Der von den Sozialisten kontrollierte Gerichtshof hatte am Mittwoch der Nationalversammlung ihre Kompetenzen entzogen und auf sich selbst übertragen. Außerdem hob das Gericht die Immunität der Abgeordneten auf. Das Gericht hatte dem Parlament Respektlosigkeit und unzureichende Zusammenarbeit mit den anderen Staatsgewalten vorgeworfen.

Als Folge des Urteils hätte der auch in eigenen Reihen umstrittene Nachfolger des 2013 verstorbenen Hugo Chávez eine enorme Machtfülle bekommen. Zunächst hatte der 54-Jährige das Urteil verteidigt: "Die Revolution wird sich konsolidieren." Er bezeichnete die Opposition als "rechte Putschisten", die schon Champagner kalt gestellt hätten. Der ehemalige Außenminister Maduro war 2013 mit einem knappen Wahlsieg an die Macht gekommen. Die Beliebtheit des früheren Busfahrers ist seitdem massiv gesunken. Er selbst beschuldigt die USA, ihn entmachten lassen zu wollen, und sprach von einem "politischen Lynchmord".

Die südamerikanische Wirtschaftsunion Mercosur, dessen Mitglied Venezuela ist, verurteilte in einer Dringlichkeitssitzung der Außenminister Brasiliens, Argentiniens, Paraguays und Uruguays den "Bruch der demokratischen Ordnung" und forderte die vollständige Achtung der Gewaltenteilung und einen Fahrplan für Wahlen.

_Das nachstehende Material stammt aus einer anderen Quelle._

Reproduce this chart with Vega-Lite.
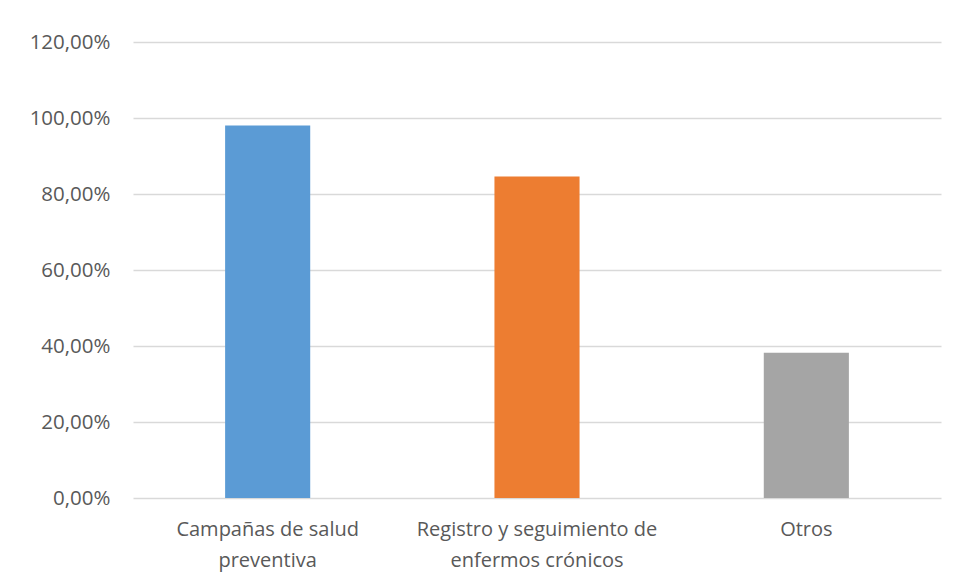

Ein Zusammenschluss von 51 Nichtregierungsorganisationen forderte unterdessen die Richter des Obersten Gerichtshofs zum Rücktritt auf. Das Gericht, habe einen schweren Verstoß gegen die Verfassung begangenen. Mitglieder des Parlaments in Venezuela kündigten für diesen Sonntag eine gemeinsame Erklärung an.